For the large recalcitrant shareholders, the private equity group, Airline Partners Australia, is bargaining that by dropping the minimum acceptance condition to 70 per cent, it will take Qantas out of the all important sharemarket index and force the big funds to sell into the offer.

Large funds have to satisfy a whole series of conditions to invest in stocks: in some cases this is about liquidity levels; in others it's about index weightings.

The fact that Balanced Equity and UBS Asset Management might believe they can make more money by retaining their holdings in Qantas can often become irrelevant and this decision can be taken out of their hands by the trustees which give them the mandate to invest.

While APA has placed this intense pressure on Qantas shareholders, it cannot be assured that this will guarantee it full control of the airline.

The bidding syndicate has been forced to come up with a plan B that will allow it to proceed with the bid with minority shareholders going along for the ride.

If so, we will get our first real taste of yet another private equity structure. Another morph.

Qantas could well be owned 70 to 90 per cent by private equity with minority shareholders in there as well. As such, the group will take on many of the trademarks of a private equity owned enterprise within a publicly listed vehicle.

The reason this doesn't happen very often is that the whole modus operandi of private equity is getting control of a company that makes a lot of cash but hasn't got too much debt.

What happens next is that the new owners typically gear up the company and use the proceeds to pay themselves back for their initial investment.

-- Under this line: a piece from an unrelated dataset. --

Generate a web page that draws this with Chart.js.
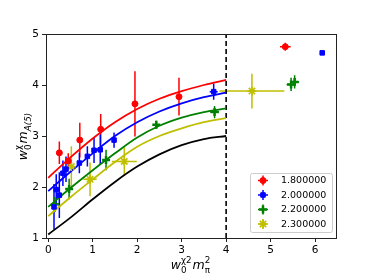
<!DOCTYPE html>
<html>
<head>
<meta charset="utf-8">
<script src="https://cdn.jsdelivr.net/npm/chart.js@4.4.1/dist/chart.umd.min.js"></script>
<style>
  html, body { margin: 0; padding: 0; background: #fff; }
  #wrap { width: 374px; height: 280px; }
</style>
</head>
<body>
<div id="wrap"><canvas id="chart" width="374" height="280"></canvas></div>
<script>
// series labels (beta values)
var seriesLabels = ["1.800000", "2.000000", "2.200000", "2.300000"];
var seriesColors = ["#ff0000", "#0000ff", "#008000", "#bfbf00"];

// red points
var redX   = [0.25, 0.45, 0.71, 1.18, 1.95, 2.94, 5.33];
var redY   = [2.67, 2.51, 2.92, 3.13, 3.63, 3.77, 4.75];
var redYE  = [0.22, 0.15, 0.34, 0.30, 0.64, 0.37, 0.08];
var redXE  = [0.02, 0.02, 0.02, 0.02, 0.02, 0.02, 0.12];

// blue points
var blueX  = [0.13, 0.18, 0.25, 0.33, 0.40, 0.70, 0.88, 1.03, 1.17, 1.48, 3.72, 6.16];
var blueY  = [1.61, 1.95, 1.84, 2.27, 2.35, 2.47, 2.60, 2.72, 2.73, 2.92, 3.87, 4.63];
var blueYE = [0.45, 0.30, 0.45, 0.25, 0.25, 0.20, 0.20, 0.25, 0.30, 0.15, 0.16, 0.03];
var blueXE = [0.02, 0.02, 0.02, 0.02, 0.02, 0.02, 0.02, 0.02, 0.02, 0.02, 0.09, 0.03];

// green points
var greenX  = [0.15, 0.47, 1.30, 2.43, 3.74, 5.46, 5.54];
var greenY  = [1.66, 1.96, 2.53, 3.22, 3.47, 4.01, 4.06];
var greenYE = [0.15, 0.20, 0.20, 0.08, 0.12, 0.13, 0.13];
var greenXE = [0.02, 0.02, 0.02, 0.07, 0.10, 0.10, 0.10];

// yellow points
var yellowX  = [0.52, 0.94, 1.71, 4.58];
var yellowY  = [2.40, 2.15, 2.50, 3.88];
var yellowYE = [0.40, 0.33, 0.28, 0.34];
var yellowXE = [0.02, 0.15, 0.28, 0.73];

// fit curves
var curveX      = [0, 0.5, 1, 1.5, 2, 2.5, 3, 3.5, 4];
var redCurve    = [2.18, 2.58, 2.95, 3.27, 3.53, 3.73, 3.88, 4.00, 4.10];
var blueCurve   = [1.92, 2.30, 2.66, 3.00, 3.27, 3.48, 3.64, 3.76, 3.85];
var greenCurve  = [1.61, 1.98, 2.33, 2.66, 2.97, 3.20, 3.36, 3.47, 3.54];
var yellowCurve = [1.43, 1.80, 2.15, 2.49, 2.79, 3.00, 3.15, 3.27, 3.35];
var blackCurve  = [1.07, 1.40, 1.76, 2.10, 2.40, 2.64, 2.82, 2.94, 3.00];

// cut line
var cutX = [4, 4];
var cutY = [1, 5];

var xTicks = [0, 1, 2, 3, 4, 5, 6];
var yTicks = [1, 2, 3, 4, 5];

var pointStyles = ["circle", "rect", "cross", "star"];
var pointRadii = [3, 3.2, 4, 4.5];
var pointBorders = [1, 1, 2.5, 1.6];

var FONT = "DejaVu Sans";

function zip(xs, ys) {
    var out = [];
    for (var i = 0; i < xs.length; i++) out.push({ x: xs[i], y: ys[i] });
    return out;
}

var errSeries = [
    { color: seriesColors[0], x: redX, y: redY, xe: redXE, ye: redYE },
    { color: seriesColors[1], x: blueX, y: blueY, xe: blueXE, ye: blueYE },
    { color: seriesColors[2], x: greenX, y: greenY, xe: greenXE, ye: greenYE },
    { color: seriesColors[3], x: yellowX, y: yellowY, xe: yellowXE, ye: yellowYE }
];

function curveSet(ys, color) {
    return {
        type: "line",
        data: zip(curveX, ys),
        borderColor: color,
        borderWidth: 1.8,
        pointRadius: 0,
        showLine: true,
        fill: false,
        cubicInterpolationMode: "monotone",
        order: 2
    };
}

function pointSet(idx, xs, ys) {
    return {
        type: "scatter",
        data: zip(xs, ys),
        backgroundColor: seriesColors[idx],
        borderColor: seriesColors[idx],
        pointStyle: pointStyles[idx],
        pointRadius: pointRadii[idx],
        borderWidth: pointBorders[idx],
        order: 1
    };
}

// error bars under the markers
var errorBarPlugin = {
    id: "errorBars",
    beforeDatasetsDraw: function(chart) {
        var ctx = chart.ctx;
        var sx = chart.scales.x, sy = chart.scales.y;
        ctx.save();
        ctx.lineWidth = 1.5;
        errSeries.forEach(function(s) {
            ctx.strokeStyle = s.color;
            for (var i = 0; i < s.x.length; i++) {
                var px = sx.getPixelForValue(s.x[i]);
                var py = sy.getPixelForValue(s.y[i]);
                ctx.beginPath();
                ctx.moveTo(px, sy.getPixelForValue(s.y[i] - s.ye[i]));
                ctx.lineTo(px, sy.getPixelForValue(s.y[i] + s.ye[i]));
                ctx.moveTo(sx.getPixelForValue(s.x[i] - s.xe[i]), py);
                ctx.lineTo(sx.getPixelForValue(s.x[i] + s.xe[i]), py);
                ctx.stroke();
            }
        });
        ctx.restore();
    }
};

// w_0^chi style labels
function mathWidth(ctx, parts, size) {
    var w = 0;
    parts.forEach(function(p) {
        ctx.font = "italic " + size + "px '" + FONT + "'";
        w += ctx.measureText(p.b).width;
        ctx.font = (p.subItalic ? "italic " : "") + (size * 0.7) + "px '" + FONT + "'";
        var a = p.sub ? ctx.measureText(p.sub).width : 0;
        ctx.font = (size * 0.7) + "px '" + FONT + "'";
        var b = p.sup ? ctx.measureText(p.sup).width : 0;
        w += Math.max(a, b) + 1;
    });
    return w;
}

function drawMath(ctx, parts, size, cx, cy) {
    var w = mathWidth(ctx, parts, size);
    var x = cx - w / 2;
    ctx.fillStyle = "#000";
    ctx.textBaseline = "alphabetic";
    ctx.textAlign = "left";
    parts.forEach(function(p) {
        ctx.font = "italic " + size + "px '" + FONT + "'";
        ctx.fillText(p.b, x, cy);
        x += ctx.measureText(p.b).width;
        var a = 0, b = 0;
        if (p.sub) {
            ctx.font = (p.subItalic ? "italic " : "") + (size * 0.7) + "px '" + FONT + "'";
            ctx.fillText(p.sub, x, cy + size * 0.3);
            a = ctx.measureText(p.sub).width;
        }
        if (p.sup) {
            ctx.font = (size * 0.7) + "px '" + FONT + "'";
            ctx.fillText(p.sup, x, cy - size * 0.45);
            b = ctx.measureText(p.sup).width;
        }
        x += Math.max(a, b) + 1;
    });
}

var xLabelParts = [{ b: "w", sub: "0", sup: "\u03c72" }, { b: "m", sub: "\u03c0", sup: "2" }];
var yLabelParts = [{ b: "w", sub: "0", sup: "\u03c7" }, { b: "m", sub: "A(5)", subItalic: true }];

var decorPlugin = {
    id: "decor",
    afterDraw: function(chart) {
        var ctx = chart.ctx;
        var a = chart.chartArea;
        ctx.save();
        // axes frame
        ctx.strokeStyle = "#222";
        ctx.lineWidth = 1;
        ctx.strokeRect(Math.round(a.left) + 0.5, Math.round(a.top) + 0.5,
                       Math.round(a.right - a.left), Math.round(a.bottom - a.top));

        // axis titles
        drawMath(ctx, xLabelParts, 12.5, (a.left + a.right) / 2, 269);
        ctx.save();
        ctx.translate(27, (a.top + a.bottom) / 2);
        ctx.rotate(-Math.PI / 2);
        drawMath(ctx, yLabelParts, 12.5, 0, 0);
        ctx.restore();

        // legend box
        var lx = 250, ly = 173, lw = 82, lh = 59;
        ctx.fillStyle = "rgba(255,255,255,0.85)";
        ctx.strokeStyle = "#cccccc";
        ctx.lineWidth = 1;
        ctx.beginPath();
        if (ctx.roundRect) ctx.roundRect(lx + 0.5, ly + 0.5, lw, lh, 2);
        else ctx.rect(lx + 0.5, ly + 0.5, lw, lh);
        ctx.fill();
        ctx.stroke();

        for (var i = 0; i < seriesLabels.length; i++) {
            var ey = ly + 7.5 + i * 14.5;
            var ex = lx + 13;
            ctx.strokeStyle = seriesColors[i];
            ctx.fillStyle = seriesColors[i];
            ctx.lineWidth = 1.5;
            ctx.beginPath();
            ctx.moveTo(ex - 5, ey); ctx.lineTo(ex + 5, ey);
            ctx.moveTo(ex, ey - 5); ctx.lineTo(ex, ey + 5);
            ctx.stroke();
            ctx.lineWidth = pointBorders[i];
            Chart.helpers.drawPoint(ctx, {
                pointStyle: pointStyles[i],
                radius: pointRadii[i],
                borderWidth: pointBorders[i],
                rotation: 0
            }, ex, ey);
            ctx.fillStyle = "#000";
            ctx.font = "9.5px '" + FONT + "'";
            ctx.textAlign = "left";
            ctx.textBaseline = "middle";
            ctx.fillText(seriesLabels[i], lx + 31, ey + 0.5);
        }
        ctx.restore();
    }
};

var datasets = [
    curveSet(redCurve, seriesColors[0]),
    curveSet(blueCurve, seriesColors[1]),
    curveSet(greenCurve, seriesColors[2]),
    curveSet(yellowCurve, seriesColors[3]),
    curveSet(blackCurve, "#000000"),
    {
        type: "line",
        data: zip(cutX, cutY),
        borderColor: "#000",
        borderWidth: 1.6,
        borderDash: [5, 3],
        pointRadius: 0,
        showLine: true,
        fill: false,
        order: 3
    },
    pointSet(0, redX, redY),
    pointSet(1, blueX, blueY),
    pointSet(2, greenX, greenY),
    pointSet(3, yellowX, yellowY)
];

var tickFont = { family: FONT, size: 10.5 };

new Chart(document.getElementById("chart").getContext("2d"), {
    type: "scatter",
    data: { datasets: datasets },
    options: {
        responsive: false,
        devicePixelRatio: 1,
        animation: false,
        layout: { padding: { top: 34, right: 38, left: 0, bottom: 0 } },
        plugins: {
            legend: { display: false },
            tooltip: { enabled: false }
        },
        scales: {
            x: {
                type: "linear",
                min: -0.05,
                max: 6.47,
                afterBuildTicks: function(s) {
                    s.ticks = xTicks.map(function(v) { return { value: v }; });
                },
                afterFit: function(s) { s.height = 42; },
                ticks: { font: tickFont, color: "#000", padding: 2, maxRotation: 0 },
                grid: { drawOnChartArea: false, tickLength: 4, color: "#222" },
                border: { color: "#222", width: 1 }
            },
            y: {
                type: "linear",
                min: 1,
                max: 5,
                afterBuildTicks: function(s) {
                    s.ticks = yTicks.map(function(v) { return { value: v }; });
                },
                afterFit: function(s) { s.width = 46; },
                ticks: { font: tickFont, color: "#000", padding: 3 },
                grid: { drawOnChartArea: false, tickLength: 4, color: "#222" },
                border: { color: "#222", width: 1 }
            }
        }
    },
    plugins: [errorBarPlugin, decorPlugin]
});
</script>
</body>
</html>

In this particular case the new owners will pay in around $3.5 billion to get control and take out $4.5 billion (some from Qantas's retained earnings and some from new borrowing) over the next couple of years.

The plan is that APA will make some changes, sell some non-core assets, cut out excess costs and sell the business back into the market in five years for a handsome capital gain.

Under normal private equity deals the banks that lend the money to do all this have security over the assets of the company, which are sufficiently valuable to give the lenders enough comfort that if anything goes wrong in the plan the financiers won't lose.

The important departure from this model that APA has managed to extract is that under its plan B the financiers won't get security of Qantas assets.

As they are lending to APA - which might hold between 70 and 90 per cent of the shares in Qantas - the banks' security will not be bricks and mortar (and aircraft) but shares in Qantas. In simple terms, this represents the mother of all margin loans: the only difference between this margin loan and the usual margin loan is that it can't be called if the value of Qantas shares fall. However, if it does go pear shaped the lenders are in a mess of trouble.

For their trouble, the banks have extracted some higher lending costs out of APA but they are not particularly significant.

This seems to say two things. The banks have plenty of comfort in the growth strategy for Qantas over the next three to five years.

But, more importantly, the lenders are prepared to take on much higher levels of risk than we thought possible only six months ago. The only plausible reason for this is that there is an excess of money sloshing around in the system and intense competition among lenders to find deals.

Even if APA were able to get 100 per cent of Qantas, many consider that this was not a deal without substantial risk. At less than 90 per cent the risk profile moves up a leg.

For those Qantas shareholders that have been reluctant to accept this deal, the decision gets a whole lot harder from now on.

The mere fact that the bankers are prepared to alter their risk profile suggests that the rewards could be fabulous.

But accepting a price of $5.45 per share - risk free - is also looking particularly attractive.